LONDON (Reuters) - A new vaccine against the most deadly forms of pneumonia, one of the world’s biggest killers of children, will be launched in Nicaragua from Sunday as part of an effort to prevent 700,000 deaths in poorer countries by 2015.
The Global Alliance for Vaccines and Immunization (GAVI) said Nicaragua would be the first developing nation to begin vaccinating children with the pneumococcal shots, made by drugmakers Pfizer and GlaxoSmithKline, and another 18 countries will follow in the next few years.
But GAVI Alliance said in a statement on Friday that it hoped to be able to fund the vaccines for more than 40 countries in total by 2015 -- a project it says could help avert up to 7 million deaths by 2030.
The launch in Nicaragua marks the beginning of a global routine immunization program led by GAVI, a public-private partnership set up in 2000 to speed the introduction of vaccines into the world’s poorest countries.
After starting in Central America, the roll out of the vaccine will move to the Middle East and Africa, starting in Kenya in February next year.
Pneumococcal disease, which can cause pneumonia, meningitis and sepsis, kills more than half a million children every year and the vast majority of these deaths are in poorer countries where access to healthcare can be limited and very expensive.
OTHER POTENTIAL SUPPLIERS
Pfizer and GSK signed a 10-year deal with GAVI in March to supply 60 million doses a year of their Synflorix and Prevnar 13 pneumococcal vaccines to developing nations, at a discounted price of $7 per dose for the first 20 percent and $3.50 for the remaining 80 percent.
The deal was the first under a new scheme called an Advance Market Commitment (AMC) which guarantees a market for vaccines supplied to poor nations and sets a maximum price drugmakers can expect to receive.
By comparison, GSK and Pfizer charge between $54 and $108 per shot for these vaccines in rich nations.

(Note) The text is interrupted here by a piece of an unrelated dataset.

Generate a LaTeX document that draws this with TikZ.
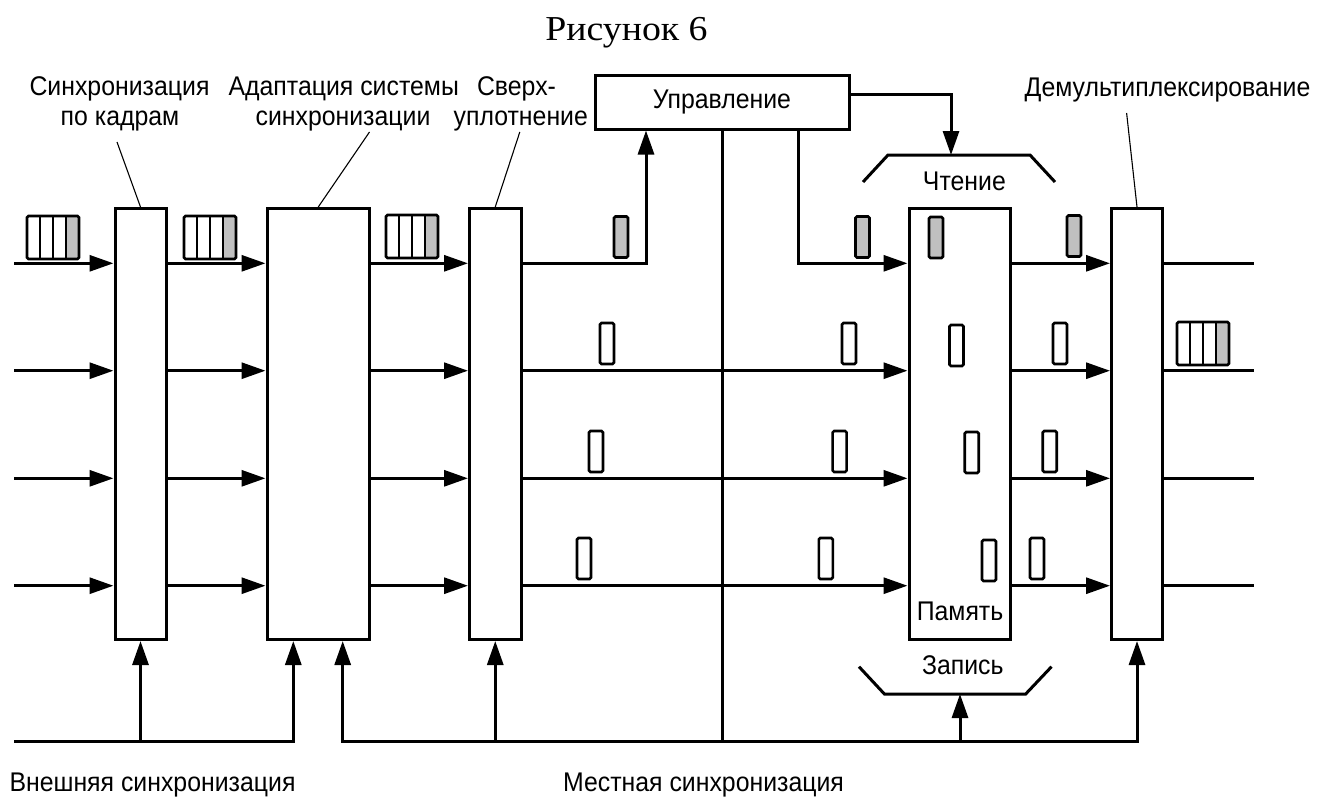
\documentclass[tikz,border=0pt]{standalone}
\usepackage{fontspec}
\setmainfont{Liberation Sans}[FakeStretch=0.92]
\newfontfamily\capfont{Liberation Serif}[FakeStretch=1.08]
\usetikzlibrary{arrows.meta,calc}
\definecolor{cellgray}{RGB}{192,192,192}
\begin{document}
\begin{tikzpicture}[x=1pt,y=-1pt,
  wire/.style={line width=3pt},
  arr/.style={wire,-{Triangle[length=24pt,width=16pt]}},
  arrboth/.style={wire,{Triangle[length=24pt,width=16pt]}-{Triangle[length=24pt,width=16pt]}},
  lead/.style={line width=1.1pt},
  blk/.style={draw,line width=3pt,inner sep=0pt,minimum height=431},
  icon/.style={line width=2.6pt,rounded corners=1.5pt},
  lbl/.style={font=\fontsize{27}{32}\selectfont,anchor=base,inner sep=0pt},
  pics/cell/.style={code={\draw[icon,fill=#1] (0,0) rectangle (14,41);}},
  pics/frame/.style={code={
    \fill[cellgray,rounded corners=1.5pt] (39,0) rectangle (52,43);
    \draw[icon] (0,0) rectangle (52,43);
    \draw[line width=2.6pt] (13,0) -- (13,43) (26,0) -- (26,43) (39,0) -- (39,43);}}
]
\useasboundingbox (0,0) rectangle (1319,798);
\fill[white] (0,0) rectangle (1319,798);

% caption
\node[font=\capfont\fontsize{35}{40}\selectfont,anchor=base,inner sep=0pt] (title) at (626.5,40) {Рисунок 6};

% processing blocks
\node[blk,minimum width=51] (b1) at (140.5,424) {};
\node[blk,minimum width=102.5] (b2) at (318.25,424) {};
\node[blk,minimum width=51.5] (b3) at (495.25,424) {};
\node[blk,minimum width=101.5] (mem) at (959.75,424) {};
\node[blk,minimum width=51] (dmx) at (1137,424) {};
\node[draw,line width=3pt,inner sep=0pt,minimum width=254,minimum height=54,
      font=\fontsize{27}{32}\selectfont] (ctl) at (722,102) {Управление};

% block captions and leader lines
\node[lbl] (t1a) at (119.5,95) {Синхронизация};
\node[lbl] (t1b) at (120,125) {по кадрам};
\node[lbl] (t2a) at (343.7,95) {Адаптация системы};
\node[lbl] (t2b) at (343,125) {синхронизации};
\node[lbl] (t3a) at (516.5,95) {Сверх-};
\node[lbl] (t3b) at (520.8,125) {уплотнение};
\node[lbl] (t4) at (1167.5,96) {Демультиплексирование};
\coordinate (l1) at (117,142);
\coordinate (l2) at (369.5,132);
\coordinate (l3) at (519.8,132);
\coordinate (l4) at (1126.6,113);
\draw[lead] (l1) -- (b1.north);
\draw[lead] (l2) -- (b2.north);
\draw[lead] (l3) -- (b3.north);
\draw[lead] (l4) -- (dmx.north);

% channel rows
\coordinate (in1) at (14,263.3);
\coordinate (in2) at (14,370.7);
\coordinate (in3) at (14,478.3);
\coordinate (in4) at (14,585.7);
\coordinate (out1) at (1253.7,263.3);
\coordinate (out2) at (1253.7,370.7);
\coordinate (out3) at (1253.7,478.3);
\coordinate (out4) at (1253.7,585.7);
\foreach \i in {1,2,3,4}{
  \draw[arr] (in\i) -- (b1.west |- in\i);
  \draw[arr] (b1.east |- in\i) -- (b2.west |- in\i);
  \draw[arr] (b2.east |- in\i) -- (b3.west |- in\i);
  \draw[arr] (mem.east |- in\i) -- (dmx.west |- in\i);
  \draw[wire] (dmx.east |- in\i) -- (out\i);
}
\foreach \i in {2,3,4}{
  \draw[arr] (b3.east |- in\i) -- (mem.west |- in\i);
}

% control paths
\coordinate (tap) at (646,0);
\coordinate (feed) at (798,0);
\coordinate (rdy) at (0,94);
\coordinate (rd) at (951,155);
\coordinate (bus) at (722,741.7);
\draw[arr] (b3.east |- in1) -| (ctl.south -| tap);
\draw[arr] (ctl.south -| feed) |- (mem.west |- in1);
\draw[arr] (ctl.east |- rdy) -| (rd);
\draw[wire] (ctl.south) -- (bus);

% read / write brackets
\draw[wire] (863,182) -- (888,155) -- (1030,155) -- (1055,182);
\draw[wire] (859,666.7) -- (884.4,694) -- (1025.7,694) -- (1051.5,666.7);
\node[lbl] (trd) at (964.4,190) {Чтение};
\node[lbl] (tmem) at (960,620) {Память};
\node[lbl] (twr) at (962.8,674) {Запись};

% synchronisation buses
\coordinate (ext0) at (14,741.7);
\coordinate (ext1) at (293.3,741.7);
\coordinate (loc0) at (342.7,741.7);
\coordinate (wr) at (960,694);
\draw[arr] (ext0) -| (ext1 |- b2.south);
\draw[arr] (b1.south |- ext0) -- (b1.south);
\draw[arrboth] (loc0 |- b2.south) |- (dmx.south |- loc0) -- (dmx.south);
\draw[arr] (b3.south |- loc0) -- (b3.south);
\draw[arr] (wr |- loc0) -- (wr);
\node[lbl] (text) at (152.5,791) {Внешняя синхронизация};
\node[lbl] (tloc) at (703.5,791) {Местная синхронизация};

% frames and time slots
\pic at (27,216) {frame};
\pic at (184,216) {frame};
\pic at (386,215) {frame};
\pic at (1177,322) {frame};
\foreach \x/\y in {614/216.5, 855.5/216.5, 929/217, 1067/215.5}{
  \pic at (\x,\y) {cell=cellgray};
}
\foreach \x/\y in {600/323, 842/323, 949.5/325, 1053/323,
                   589/431, 832.6/431, 964.7/432, 1042.7/431,
                   577/538, 818.8/538, 982/540, 1030/538}{
  \pic at (\x,\y) {cell=white};
}
\end{tikzpicture}
\end{document}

GSK’s Synflorix vaccine protects against 10 strains of the streptococcus pneumonia bacteria which cause pneumonia, while Pfizer’s Prevnar 13 shot protects against 13 strains.
GAVI spokesman Dan Thomas said two other potential suppliers, Panacea Biotech and the Serum Institute of India had expressed an interest in joining the project but had not yet signed a supply deal.
“We’re hoping they will also join -- and obviously the more manufacturers we have, the more consistent the supply will be and the greater the chance is that competition will reduce the price further,” he told Reuters.
Thomas said GAVI had so far approved 19 developing countries to receive the pneumococcal shots, and at least another 20 more need the vaccines too, but that would depend on GAVI’s funding.
GAVI is currently facing a $3.9 billion gap in the funds it needs to run its immunization projects up until 2015. “Clearly if we don’t get that funding, then there’s a question mark about whether we’ll be able to do all these countries,” Thomas said.
The pneumococcal AMC deal was part-funded by Britain, Italy, Canada, Russia, Norway and the Bill & Melinda Gates Foundation, who agreed in June last year to invest a total of $1.5 billion in the project.